A ambientação em Ennis é outro ponto certeiro, pois o clima gélido é ótimo para as pretensões de suspense e terror cósmico. As personagens vivem neste local, no qual a noite se prolonga por dias a fio, e os dramas que cada uma carrega – até o ponto onde colidiram no passado – dão o tempero necessário para conduzir o espectador com certa garantia até o clímax. Foster não aparenta se esforçar tanto para mostrar uma personagem dura, maculada intensamente pela vida e que trata todos com o desdém de quem tem absoluta certeza de possuir a razão. Enquanto Reis, através de Navarro, mostra uma oficial que não consegue manter com tanta eficiência essa rígida camada por ser atormentada por um caso não resolvido no passado.
O que faltou
Seis episódios é muito tempo para desenvolver uma trama de ambientação reclusa e um mistério que se desdobra em mais algumas subtramas? Talvez, mas a edição final do trabalho de Issa López mostrou um episódio final com certa pressa nas resoluções, um erro que pode acabar custando muito da experiência final de quem assiste. Não fala a favor de López também o fato de ter deixado de lado personagens com potencial narrativo, como a diretora da mineradora e seu superior de departamento policial, figuras que claramente tinham mais a oferecer à história, que acaba sendo concluída podendo oferecer muito mais. Faltou também uma certa coragem (ou tempo?) para explorar mais profundamente alguns dos elementos sobrenaturais que a própria escritora nos apresentou no começo.
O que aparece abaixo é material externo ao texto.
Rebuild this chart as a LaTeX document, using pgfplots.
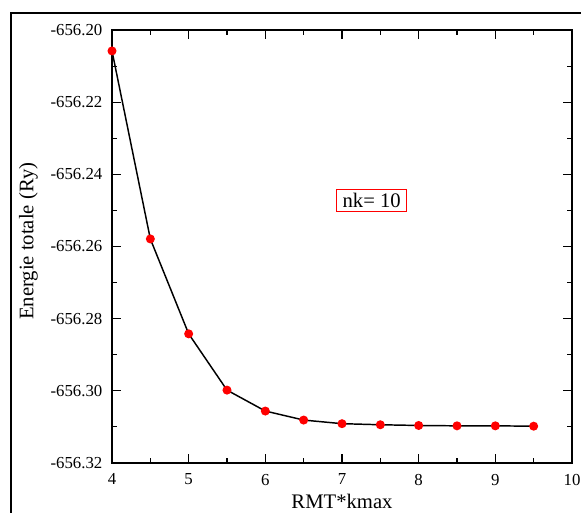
\documentclass[border=0pt]{standalone}
\usepackage{pgfplots}
\pgfplotsset{compat=1.18}
\usepackage{fontspec}
\setmainfont{Liberation Serif}
\begin{document}
\begin{tikzpicture}
\fontsize{12.5}{15}\selectfont
\useasboundingbox (0,0) rectangle (435.75pt,-384.75pt);
\draw[line width=1.1pt] (8.25pt,-384.75pt) -- (8.25pt,-9.75pt) -- (435.75pt,-9.75pt);
\begin{axis}[
  at={(84pt,-347.25pt)}, anchor=south west,
  scale only axis, width=345pt, height=324.75pt,
  xmin=4, xmax=10, ymin=-656.32, ymax=-656.20,
  xtick={4,5,6,7,8,9,10},
  ytick={-656.32,-656.30,-656.28,-656.26,-656.24,-656.22,-656.20},
  yticklabels={-656.32,-656.30,-656.28,-656.26,-656.24,-656.22,-656.20},
  minor x tick num=1, minor y tick num=1,
  tick align=inside,
  major tick length=7pt, minor tick length=3.5pt,
  axis line style={line width=1.1pt},
  every tick/.style={line width=0.8pt, black},
  /pgf/number format/assume math mode=true,
  ticklabel style={font=\fontsize{12.6}{15}\selectfont},
  xticklabel style={inner sep=0pt, yshift=-8pt},
  yticklabel style={inner sep=0pt, xshift=-7pt},
  label style={font=\fontsize{15.5}{18}\selectfont},
  xlabel={RMT*kmax},
  ylabel={Energie totale (Ry)},
  xlabel style={at={(axis description cs:0.5,-0.1062)}, anchor=base},
  ylabel style={at={(axis description cs:-0.1707,0.512)}, anchor=base},
]
\addplot[black, line width=1.1pt, mark=*, mark size=2.8pt,
  mark options={fill=red, draw=red}] coordinates {
(4.0,-656.2058)
(4.5,-656.2579)
(5.0,-656.2842)
(5.5,-656.2998)
(6.0,-656.3056)
(6.5,-656.3081)
(7.0,-656.3091)
(7.5,-656.3094)
(8.0,-656.3096)
(8.5,-656.3097)
(9.0,-656.3097)
(9.5,-656.3098)
};
\node[draw=red, line width=0.8pt, fill=white, inner xsep=4.5pt, inner ysep=3pt, font=\fontsize{15.5}{18}\selectfont] at (axis cs:7.387,-656.2473) {nk= 10};
\end{axis}
\end{tikzpicture}
\end{document}
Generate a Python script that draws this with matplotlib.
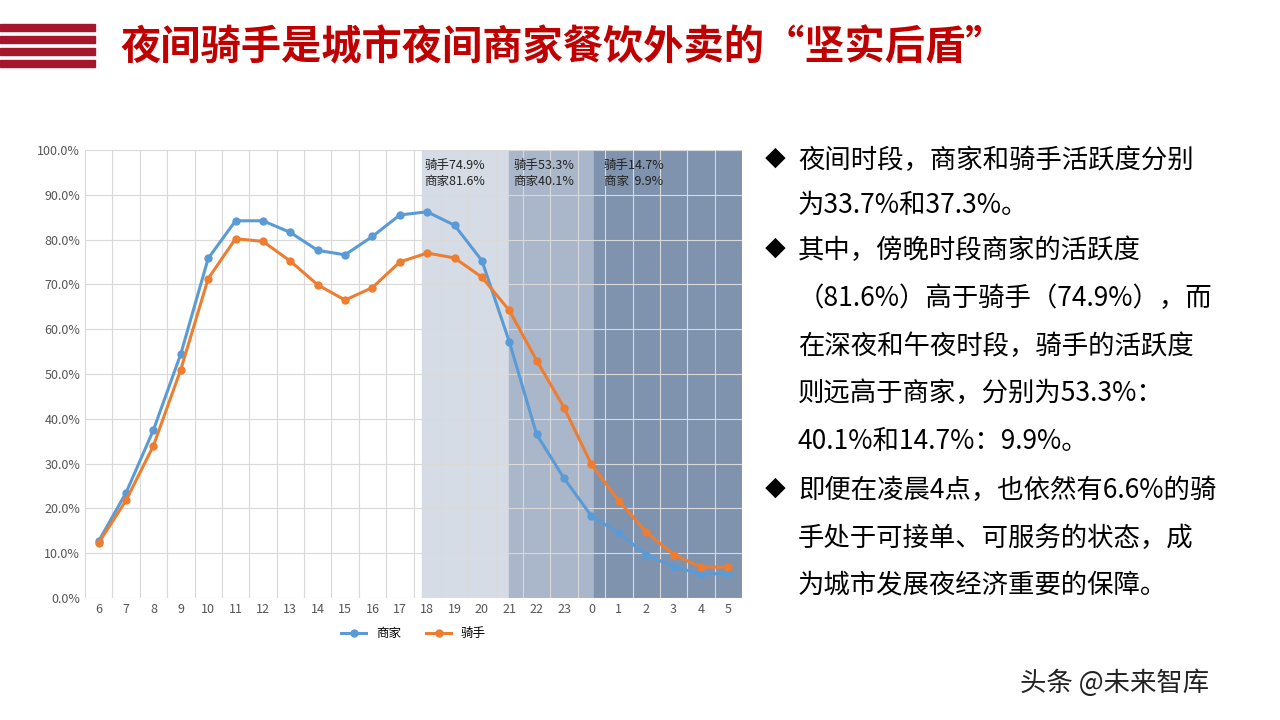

O grande plot do final, que evoca uma particular luta de classe envolvendo mulheres e como a sociedade as tornam invisível em determinados momentos, é uma grande sacada do roteiro que acaba perdendo o peso por conta do final suprimido.
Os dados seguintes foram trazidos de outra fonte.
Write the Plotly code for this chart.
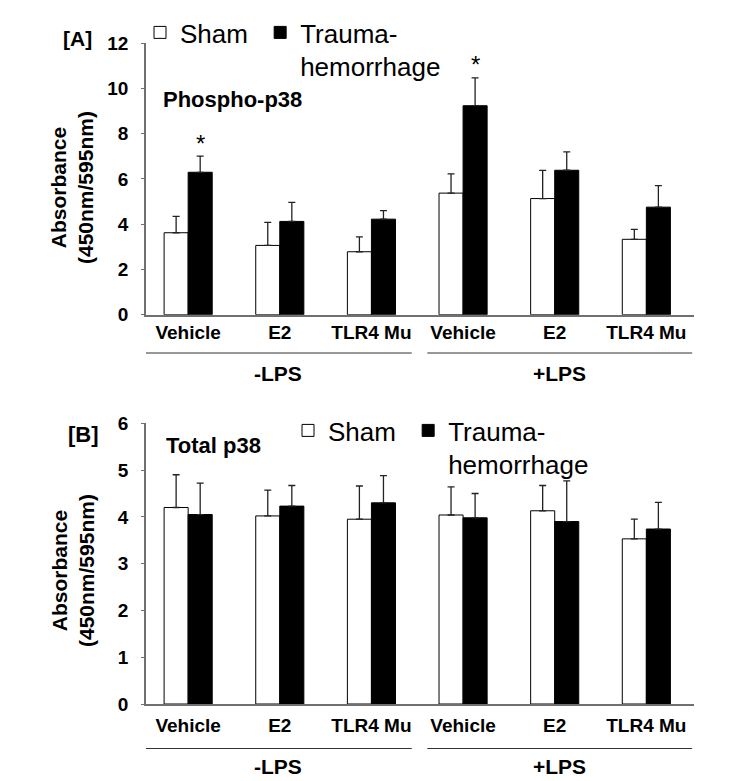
import plotly.graph_objects as go

# ---------------- data ----------------
categories = ["Vehicle", "E2", "TLR4 Mu", "Vehicle", "E2", "TLR4 Mu"]
groups = ["-LPS", "+LPS"]
series_names = ["Sham\u00a0", "Trauma-<br>hemorrhage"]

phospho_sham = [3.62, 3.06, 2.78, 5.37, 5.13, 3.33]
phospho_sham_err = [0.72, 1.02, 0.66, 0.85, 1.24, 0.44]
phospho_th = [6.29, 4.12, 4.22, 9.23, 6.38, 4.75]
phospho_th_err = [0.71, 0.84, 0.38, 1.23, 0.81, 0.95]
phospho_sig = [0, 3]  # indices marked with *

total_sham = [4.20, 4.02, 3.95, 4.04, 4.13, 3.53]
total_sham_err = [0.70, 0.55, 0.71, 0.60, 0.54, 0.42]
total_th = [4.05, 4.23, 4.30, 3.98, 3.90, 3.74]
total_th_err = [0.67, 0.44, 0.58, 0.52, 0.87, 0.57]

FONT = "Liberation Sans, Arial, sans-serif"
PAGE_W, PAGE_H = 749, 781
OFF = 8  # default body margin of the html page
W, H = PAGE_W - 2 * OFF, PAGE_H - OFF
AXIS_GRAY = "#707070"
BARGAP = 0.475

xs = list(range(len(categories)))


def px(x):
    return (x - OFF) / W


def py(y):
    return 1 - (y - OFF) / H


fig = go.Figure()


def add_bars(xaxis, yaxis, sham, sham_err, th, th_err, legend):
    fig.add_trace(go.Bar(
        x=xs, y=sham, name=series_names[0], xaxis=xaxis, yaxis=yaxis,
        marker=dict(color="white", line=dict(color="black", width=1)),
        error_y=dict(type="data", array=sham_err, arrayminus=[0] * len(sham),
                     symmetric=False, color="#222", thickness=1.3, width=3.5),
        legend=legend, offsetgroup="sham",
    ))
    fig.add_trace(go.Bar(
        x=xs, y=th, name=series_names[1], xaxis=xaxis, yaxis=yaxis,
        marker=dict(color="black", line=dict(color="black", width=1)),
        error_y=dict(type="data", array=th_err, arrayminus=[0] * len(th),
                     symmetric=False, color="#222", thickness=1.3, width=3.5),
        legend=legend, offsetgroup="th",
    ))


add_bars("x", "y", phospho_sham, phospho_sham_err, phospho_th, phospho_th_err, "legend")
add_bars("x2", "y2", total_sham, total_sham_err, total_th, total_th_err, "legend2")

xdom = [px(146), px(694)]
xrange_ = [-0.46, 5.52]
common_x = dict(
    domain=xdom, range=xrange_, tickmode="array", tickvals=xs, ticktext=categories,
    showline=True, linecolor=AXIS_GRAY, linewidth=1.5, ticks="", showgrid=False,
    zeroline=False, automargin=False,
    tickfont=dict(family=FONT, size=19, color="black", weight="bold"),
)
common_y = dict(
    showline=True, linecolor=AXIS_GRAY, linewidth=1.5, ticks="outside", ticklen=3,
    tickcolor=AXIS_GRAY, showgrid=False, zeroline=False, ticklabelstandoff=9,
    automargin=False,
    tickfont=dict(family=FONT, size=19, color="black", weight="bold"),
)

legend_common = dict(orientation="h", xanchor="left", yanchor="top", valign="top",
                     bgcolor="rgba(0,0,0,0)", itemclick=False, itemdoubleclick=False,
                     font=dict(family=FONT, size=26, color="black"))

fig.update_layout(
    template="none",
    width=W, height=H, margin=dict(l=0, r=0, t=0, b=0, autoexpand=False),
    paper_bgcolor="white", plot_bgcolor="white",
    barmode="group", bargap=BARGAP, bargroupgap=0,
    xaxis=dict(common_x, anchor="y", ticklabelstandoff=0),
    yaxis=dict(common_y, domain=[py(314.7), py(43)], range=[0, 12], dtick=2, anchor="x"),
    xaxis2=dict(common_x, anchor="y2", ticklabelstandoff=3),
    yaxis2=dict(common_y, domain=[py(704), py(423.3)], range=[0, 6], dtick=1, anchor="x2"),
    legend=dict(legend_common, x=px(140), y=py(9)),
    legend2=dict(legend_common, x=px(288), y=py(407)),
)

annotations = []


def txt(text, x, y, size, bold=True, xanchor="center", **kw):
    d = dict(text=text, x=x, y=y, xref=kw.pop("xref", "paper"), yref=kw.pop("yref", "paper"),
             xanchor=xanchor, yanchor="middle", showarrow=False,
             font=dict(family=FONT, size=size, color="black",
                       weight="bold" if bold else "normal"))
    d.update(kw)
    annotations.append(d)


# panel letters and titles
txt("[A]", px(77), py(39), 21)
txt("[B]", px(83), py(434.5), 22)
txt("Phospho-p38", px(161), py(99), 22, xanchor="left")
txt("Total p38", px(164), py(445), 22, xanchor="left")
# y titles
for cx, cy in [(72, 188), (73, 571)]:
    txt("Absorbance<br>(450nm/595nm)", px(cx), py(cy), 21, textangle=-90)
# significance markers
half_bar = (1 - BARGAP) / 4
for i in phospho_sig:
    txt("*", xs[i] + half_bar, phospho_th[i] + phospho_th_err[i] + 0.58, 24, bold=False,
        xref="x", yref="y")

# group brackets
shapes = []
group_spans = [(-0.49, 2.44), (2.61, 5.50)]
for (xa, ya_line, ya_txt) in [("x", py(353), py(373)), ("x2", py(748.5), py(766))]:
    for gname, (g0, g1) in zip(groups, group_spans):
        shapes.append(dict(type="line", xref=xa, yref="paper", x0=g0, x1=g1,
                           y0=ya_line, y1=ya_line, line=dict(color="#333", width=1.2)))
        txt(gname, (g0 + g1) / 2, ya_txt, 21, xref=xa)

fig.update_layout(annotations=annotations, shapes=shapes)
fig.write_html("out.html")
Por mais que tenha mostrado acenos às suas origens, esses problemas contribuíram para que Terra Noturna não seja uma unanimidade em relação à audiência, e menos ainda com o criador original Nic Pizzolatto, pois o mesmo chegou a replicar análises de pessoas decepcionadas com a 4ª temporada de True Detective. Supõe-se, então, que o nome dele como produtor executivo nos créditos de Terra Noturna seja meramente figurativo, e ele não tenha participado de nada efetivamente para estes episódios ambientados na fictícia Ennis.
E parece que o descontentamento de Pizzolatto com sua própria cria vai continuar, pois a HBO já anunciou que a 5ª temporada de True Detective irá sim acontecer, e com Issa López novamente no comando.